(531d) Effect of Surface Chemistry on Tribological Behavior and Molecular Structuring of Nanoconfined Ionic Liquids

Ionic liquids (ILs) are known to exhibit unique properties such as low volatility, wide liquid temperature window, extraordinary chemical and thermal stability, all of which evoke extensive interests for a wide range of constructive applications including active lubrication. Nevertheless, in the past decade, the feasibility of utilizing ILs as lubricant additives has been well explored, the near-surface lubricated performance of ILs has not been specifically evaluated under given degrees of confinement in conjunction with molecular structuring affected by the close proximity of surfaces.

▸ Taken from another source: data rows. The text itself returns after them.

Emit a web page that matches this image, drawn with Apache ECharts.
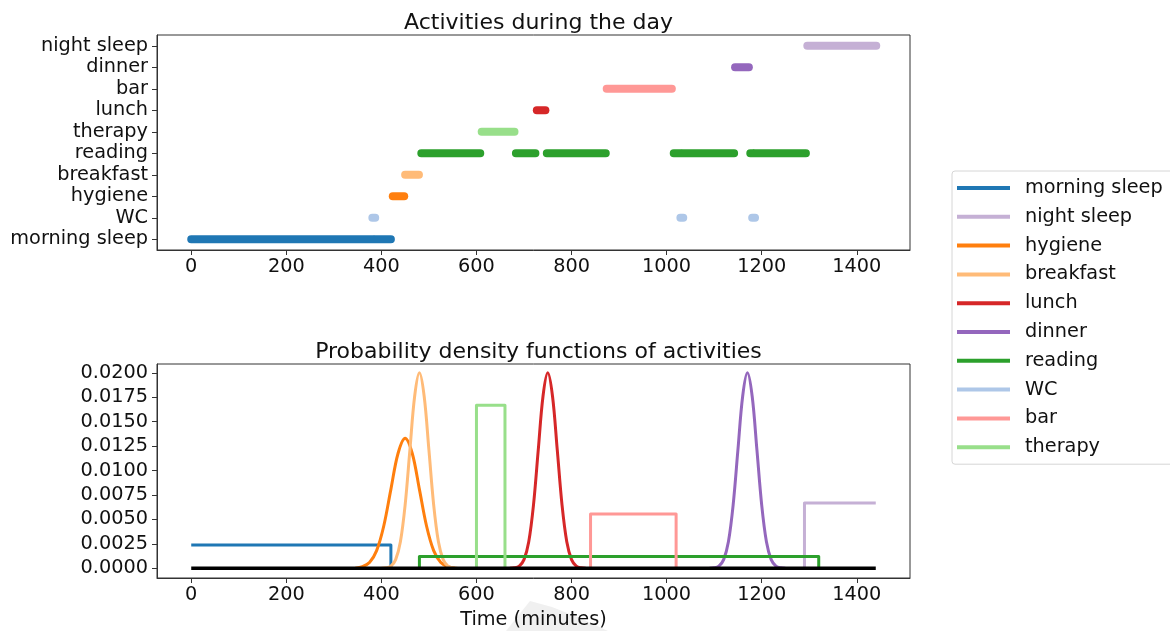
<!DOCTYPE html>
<html>
<head>
<meta charset="UTF-8">
<script src="https://cdn.jsdelivr.net/npm/echarts@6/dist/echarts.min.js"></script>
<style>
  html, body { margin: 0; padding: 0; background: #fff; }
  #main { width: 1170px; height: 631px; }
</style>
</head>
<body>
<div id="main"></div>
<script>
// y categories of the top chart, bottom -> top
var activities = ['morning sleep', 'WC', 'hygiene', 'breakfast', 'reading', 'therapy', 'lunch', 'bar', 'dinner', 'night sleep'];
// legend order
var legendOrder = ['morning sleep', 'night sleep', 'hygiene', 'breakfast', 'lunch', 'dinner', 'reading', 'WC', 'bar', 'therapy'];
var xTicks = [0, 200, 400, 600, 800, 1000, 1200, 1400];
var pdfTicks = [0, 0.0025, 0.005, 0.0075, 0.01, 0.0125, 0.015, 0.0175, 0.02];

// time spans (minutes) of each activity in the day
var morningSleepSpans = [[0, 383], [386, 420]];
var wcSpans = [[381, 387], [1029, 1035], [1180, 1186]];
var hygieneSpans = [[424, 448]];
var breakfastSpans = [[450, 479]];
var readingSpans = [[484, 608], [683, 724], [748, 872], [1015, 1030], [1033, 1142], [1176, 1182], [1184, 1293]];
var therapySpans = [[611, 680]];
var lunchSpans = [[727, 745]];
var barSpans = [[874, 1011]];
var dinnerSpans = [[1144, 1173]];
var nightSleepSpans = [[1296, 1441]];

// density curves [minute, density]
var morningSleepPdf = [[0, 0.00238], [420, 0.00238], [420, 0]];
var nightSleepPdf = [[1290, 0], [1290, 0.00667], [1440, 0.00667]];
var hygienePdf = [[345, 0], [360, 0.00015], [375, 0.00058], [390, 0.0018], [405, 0.00432], [420, 0.00807], [435, 0.01174], [450, 0.0133],
  [465, 0.01174], [480, 0.00807], [495, 0.00432], [510, 0.0018], [525, 0.00058], [540, 0.00015], [555, 0]];
var breakfastPdf = [[400, 0], [410, 0.00004], [420, 0.00022], [430, 0.00088], [440, 0.0027], [450, 0.00648], [460, 0.0121], [470, 0.0176], [480, 0.02],
  [490, 0.0176], [500, 0.0121], [510, 0.00648], [520, 0.0027], [530, 0.00088], [540, 0.00022], [550, 0.00004], [560, 0]];
var lunchPdf = [[670, 0], [680, 0.00004], [690, 0.00022], [700, 0.00088], [710, 0.0027], [720, 0.00648], [730, 0.0121], [740, 0.0176], [750, 0.02],
  [760, 0.0176], [770, 0.0121], [780, 0.00648], [790, 0.0027], [800, 0.00088], [810, 0.00022], [820, 0.00004], [830, 0]];
var dinnerPdf = [[1090, 0], [1100, 0.00004], [1110, 0.00022], [1120, 0.00088], [1130, 0.0027], [1140, 0.00648], [1150, 0.0121], [1160, 0.0176], [1170, 0.02],
  [1180, 0.0176], [1190, 0.0121], [1200, 0.00648], [1210, 0.0027], [1220, 0.00088], [1230, 0.00022], [1240, 0.00004], [1250, 0]];
var readingPdf = [[480, 0], [480, 0.00119], [1320, 0.00119], [1320, 0]];
var wcPdf = [];
var barPdf = [[840, 0], [840, 0.00556], [1020, 0.00556], [1020, 0]];
var therapyPdf = [[600, 0], [600, 0.01667], [660, 0.01667], [660, 0]];
var baseline = [[0, 0], [1440, 0]];

var palette = {
  'morning sleep': '#1f77b4', 'night sleep': '#c5b0d5', 'hygiene': '#ff7f0e', 'breakfast': '#ffbb78',
  'lunch': '#d62728', 'dinner': '#9467bd', 'reading': '#2ca02c', 'WC': '#aec7e8', 'bar': '#ff9896', 'therapy': '#98df8a'
};

var spans = {
  'morning sleep': morningSleepSpans, 'night sleep': nightSleepSpans, 'hygiene': hygieneSpans, 'breakfast': breakfastSpans,
  'lunch': lunchSpans, 'dinner': dinnerSpans, 'reading': readingSpans, 'WC': wcSpans, 'bar': barSpans, 'therapy': therapySpans
};
var pdfs = {
  'morning sleep': morningSleepPdf, 'night sleep': nightSleepPdf, 'hygiene': hygienePdf, 'breakfast': breakfastPdf,
  'lunch': lunchPdf, 'dinner': dinnerPdf, 'reading': readingPdf, 'WC': wcPdf, 'bar': barPdf, 'therapy': therapyPdf
};
var smoothed = { 'hygiene': true, 'breakfast': true, 'lunch': true, 'dinner': true };

var FONT = 'DejaVu Sans';
var TXT = '#111';
var FS = 19.3;

function spanData(name) {
  var out = [];
  spans[name].forEach(function (s, i) {
    if (i > 0) out.push(null);
    out.push([s[0], name]);
    out.push([s[1], name]);
  });
  return out;
}

var series = [];
legendOrder.forEach(function (name) {
  series.push({
    name: name, type: 'line', xAxisIndex: 0, yAxisIndex: 0,
    data: spanData(name), showSymbol: false, connectNulls: false,
    color: palette[name],
    lineStyle: { width: 8, cap: 'round', join: 'round' }
  });
});
legendOrder.forEach(function (name) {
  series.push({
    name: name, type: 'line', xAxisIndex: 1, yAxisIndex: 1,
    data: pdfs[name], showSymbol: false,
    smooth: smoothed[name] ? 0.35 : false,
    color: palette[name],
    lineStyle: { width: 3, join: 'round' }
  });
});
series.push({
  name: 'zero', type: 'line', xAxisIndex: 1, yAxisIndex: 1,
  data: baseline, showSymbol: false, color: '#000',
  lineStyle: { width: 3.5 }
});

function xAxisCfg(idx, extra) {
  var c = {
    type: 'value', gridIndex: idx, min: -72, max: 1512,
    splitLine: { show: false },
    axisLine: { show: true, onZero: false, lineStyle: { color: '#333', width: 1 } },
    axisTick: { show: true, length: 5, customValues: xTicks, lineStyle: { color: '#333' } },
    axisLabel: { customValues: xTicks, margin: 7, fontFamily: FONT, fontSize: FS, color: TXT,
      formatter: function (v) { return String(v); } }
  };
  return Object.assign(c, extra || {});
}

var chart = echarts.init(document.getElementById('main'), null, { renderer: 'canvas' });
chart.setOption({
  animation: false,
  backgroundColor: '#fff',
  title: [
    { text: 'Activities during the day', left: 533.5, top: 7, textAlign: 'center',
      textStyle: { fontFamily: FONT, fontSize: 22, fontWeight: 'normal', color: TXT } },
    { text: 'Probability density functions of activities', left: 533.5, top: 336, textAlign: 'center',
      textStyle: { fontFamily: FONT, fontSize: 22, fontWeight: 'normal', color: TXT } }
  ],
  legend: {
    orient: 'vertical', left: 952, top: 171,
    data: legendOrder.map(function (n) { return { name: n, icon: 'rect' }; }),
    itemWidth: 53, itemHeight: 4, itemGap: 8.8,
    padding: [7, 24, 7, 5],
    backgroundColor: '#fff', borderColor: '#d6d6d6', borderWidth: 1, borderRadius: 3,
    selectedMode: false,
    textStyle: { fontFamily: FONT, fontSize: FS, color: TXT, lineHeight: 20, padding: [0, 0, 0, 10] }
  },
  grid: [
    { left: 157, top: 35, width: 753, height: 215, outerBoundsMode: 'none',
      show: true, borderColor: '#333', borderWidth: 1, backgroundColor: 'transparent' },
    { left: 157, top: 364, width: 753, height: 214, outerBoundsMode: 'none',
      show: true, borderColor: '#333', borderWidth: 1, backgroundColor: 'transparent' }
  ],
  xAxis: [
    xAxisCfg(0),
    xAxisCfg(1, { name: 'Time (minutes)', nameLocation: 'middle', nameGap: 32.5, nameMoveOverlap: false,
      nameTextStyle: { fontFamily: FONT, fontSize: FS, color: TXT } })
  ],
  yAxis: [
    {
      type: 'category', gridIndex: 0, data: activities, boundaryGap: true,
      splitLine: { show: false },
      axisLine: { show: true, onZero: false, lineStyle: { color: '#333' } },
      axisTick: { show: true, alignWithLabel: true, length: 5, interval: 0, lineStyle: { color: '#333' } },
      axisLabel: { interval: 0, margin: 9, fontFamily: FONT, fontSize: FS, color: TXT }
    },
    {
      type: 'value', gridIndex: 1, min: -0.001, max: 0.0209,
      splitLine: { show: false },
      axisLine: { show: true, onZero: false, lineStyle: { color: '#333' } },
      axisTick: { show: true, length: 5, customValues: pdfTicks, lineStyle: { color: '#333' } },
      axisLabel: { customValues: pdfTicks, margin: 9, fontFamily: FONT, fontSize: FS, color: TXT,
        formatter: function (v) { return v.toFixed(4); } }
    }
  ],
  graphic: [
    { type: 'polygon', z: -1, silent: true,
      shape: { points: [[506, 631], [530, 601], [552, 607], [580, 618], [608, 631]] },
      style: { fill: '#f0f0f0' } }
  ],
  series: series
});
</script>
</body>
</html>
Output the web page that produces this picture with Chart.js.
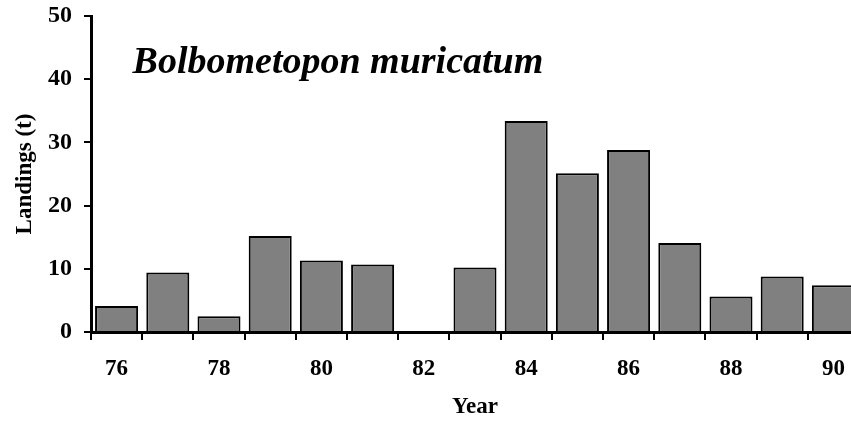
<!DOCTYPE html>
<html>
<head>
<meta charset="utf-8">
<script src="https://cdn.jsdelivr.net/npm/chart.js@4/dist/chart.umd.min.js"></script>
<style>
  html, body { margin: 0; padding: 0; background: #fff; overflow: hidden; }
  #wrap { width: 851px; height: 421px; overflow: hidden; }
</style>
</head>
<body>
<div id="wrap"><canvas id="chart" width="860" height="421"></canvas></div>
<script>
// data
const years = ["76", "77", "78", "79", "80", "81", "82", "83", "84", "85", "86", "87", "88", "89", "90"];
const landings = [4.1, 9.4, 2.5, 15.2, 11.3, 10.7, 0, 10.2, 33.4, 25.1, 28.8, 14.1, 5.6, 8.8, 7.4];
const yTicks = [0, 10, 20, 30, 40, 50];
const speciesName = "Bolbometopon muricatum";

const serif = "'Liberation Serif', 'Times New Roman', serif";

// species name written inside the plot area
const speciesLabel = {
  id: "speciesLabel",
  afterDraw(chart) {
    const { ctx, scales } = chart;
    const x = scales.x.getPixelForValue(0) + 16;
    const y = scales.y.getPixelForValue(42.6);
    ctx.save();
    ctx.font = "italic bold 38px " + serif;
    ctx.fillStyle = "#000";
    ctx.textBaseline = "middle";
    ctx.textAlign = "left";
    ctx.fillText(speciesName, x, y);
    ctx.restore();
  }
};

new Chart(document.getElementById("chart"), {
  type: "bar",
  data: {
    labels: years,
    datasets: [{
      data: landings,
      backgroundColor: "#808080",
      borderColor: "#000",
      borderWidth: 2,
      barPercentage: 0.84,
      categoryPercentage: 1.0
    }]
  },
  options: {
    responsive: false,
    animation: false,
    layout: { padding: { top: 16, right: 1, left: 0, bottom: 0 } },
    plugins: { legend: { display: false }, tooltip: { enabled: false } },
    scales: {
      x: {
        grid: { offset: true, drawOnChartArea: false, color: "#000", lineWidth: 2, tickLength: 8 },
        border: { color: "#000", width: 3 },
        ticks: {
          color: "#000",
          font: { family: serif, size: 23, weight: "bold" },
          maxRotation: 0,
          autoSkip: false,
          padding: 15,
          callback: (v, i) => (i % 2 === 0 ? years[i] : "")
        },
        title: {
          display: true,
          text: "Year",
          color: "#000",
          font: { family: serif, size: 23, weight: "bold" },
          padding: { top: 8, bottom: 0 }
        },
        afterFit: (s) => { s.height = 89; }
      },
      y: {
        min: 0,
        max: 50,
        afterBuildTicks: (s) => { s.ticks = yTicks.map(v => ({ value: v })); },
        grid: { drawOnChartArea: false, color: "#000", lineWidth: 2, tickLength: 7 },
        border: { color: "#000", width: 3 },
        ticks: {
          color: "#000",
          font: { family: serif, size: 24, weight: "bold" },
          padding: 12
        },
        title: {
          display: true,
          text: "Landings (t)",
          color: "#000",
          font: { family: serif, size: 23, weight: "bold" },
          padding: { top: 11, bottom: 0 }
        },
        afterFit: (s) => { s.width = 91; s.paddingTop = 0; s.paddingBottom = 0; }
      }
    }
  },
  plugins: [speciesLabel]
});
</script>
</body>
</html>
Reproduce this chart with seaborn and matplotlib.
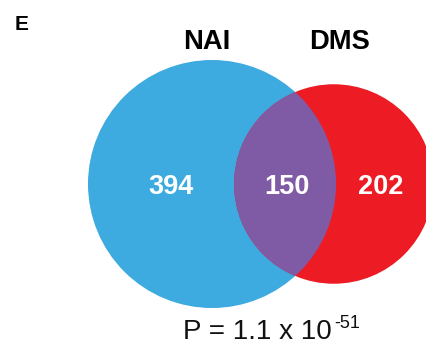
import numpy as np
import matplotlib
matplotlib.use("Agg")
import matplotlib.pyplot as plt
from matplotlib.patches import Circle
import seaborn as sns

# Set sizes of the two probe-reactive groups
set_names = ["NAI", "DMS"]
only_counts = [394, 202]
shared_count = 150
set_colors = ["#3DAAE0", "#ED1C24"]
overlap_color = "#7F5BA6"
p_mantissa = "1.1"
p_exponent = "-51"

sns.set_theme(style="white")
plt.rcParams["font.family"] = ["Liberation Sans", "DejaVu Sans"]
plt.rcParams["text.color"] = "black"

fig = plt.figure(figsize=(4.26, 3.48), dpi=100)
ax = fig.add_axes([0, 0, 1, 1])
ax.set_xlim(0, 426)
ax.set_ylim(348, 0)
ax.set_aspect("equal")
ax.axis("off")

# Area-proportional circles: area scales with set size
totals = [only_counts[0] + shared_count, only_counts[1] + shared_count]
px_per_item = np.pi * 124.0 ** 2 / totals[0]
r1, r2 = [np.sqrt(t * px_per_item / np.pi) for t in totals]
target = shared_count * px_per_item


def lens_area(d, a, b):
    if d >= a + b:
        return 0.0
    if d <= abs(a - b):
        return np.pi * min(a, b) ** 2
    d1 = (d * d + a * a - b * b) / (2 * d)
    d2 = d - d1
    s1 = a * a * np.arccos(d1 / a) - d1 * np.sqrt(a * a - d1 * d1)
    s2 = b * b * np.arccos(d2 / b) - d2 * np.sqrt(b * b - d2 * d2)
    return s1 + s2


lo, hi = abs(r1 - r2), r1 + r2
for _ in range(80):
    mid = 0.5 * (lo + hi)
    if lens_area(mid, r1, r2) > target:
        lo = mid
    else:
        hi = mid
dist = 0.5 * (lo + hi)

cx1, cy = 212.0, 184.0
cx2 = cx1 + dist

c1 = Circle((cx1, cy), r1, facecolor=set_colors[0], edgecolor="none", zorder=1)
c2 = Circle((cx2, cy), r2, facecolor=set_colors[1], edgecolor="none", zorder=2)
ax.add_patch(c1)
ax.add_patch(c2)
# Overlap region: blue circle clipped to the red one
lens = Circle((cx1, cy), r1, facecolor=overlap_color, edgecolor="none", zorder=3)
ax.add_patch(lens)
lens.set_clip_path(Circle((cx2, cy), r2, transform=ax.transData))

# Region counts
count_kw = dict(color="white", fontsize=19.5, fontweight="bold",
                ha="center", va="baseline", zorder=5)
ax.text(171, 194, str(only_counts[0]), **count_kw)
ax.text(287, 194, str(shared_count), **count_kw)
ax.text(381, 194, str(only_counts[1]), **count_kw)

# Set titles
title_kw = dict(color="black", fontsize=19.7, fontweight="bold",
                ha="center", va="baseline")
ax.text(206.5, 49.3, set_names[0], **title_kw)
ax.text(339.5, 49.3, set_names[1], **title_kw)

# Panel letter
ax.text(15, 30, "E", fontsize=15, fontweight="bold", ha="left",
        va="baseline", color="black")

# Hypergeometric p-value
ptxt = ax.text(183, 339, f"P = {p_mantissa} x 10", fontsize=20,
               ha="left", va="baseline", color="#111111")
ax.annotate(p_exponent, xy=(1, 1), xycoords=ptxt, xytext=(1.5, 3),
            textcoords="offset points", fontsize=13, ha="left", va="top",
            color="#111111")

fig.savefig("out.png", dpi=100)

Surface Force Apparatus (SFA) is utilized to investigate film structure and molecular orientation of 1-methyl-3-octylimidazolium tetrafluoroborate ([OMIM]⁺[BF₄]^-, C8) confined between hydrophilic and hydrophobic surfaces. On account of surface chemistry, C8 exhibits distinguishable film structures while confined between two hydrophilic or hydrophobic surfaces at a separation distance of serval nanometers, which results in distinct frictional behaviors in the vicinity of surfaces. Kinetic tribological behaviors of C8 under various normal pressure and sliding velocity are quantified at different film structures with contractive surfaces. We anticipate our findings would contribute impact of nature of confining surface on ILs structuring and performance which provides fundamental insights into wear protection mechanism as well as crucial operation parameters for industrial applications such as micro-/nano-electromechanical systems.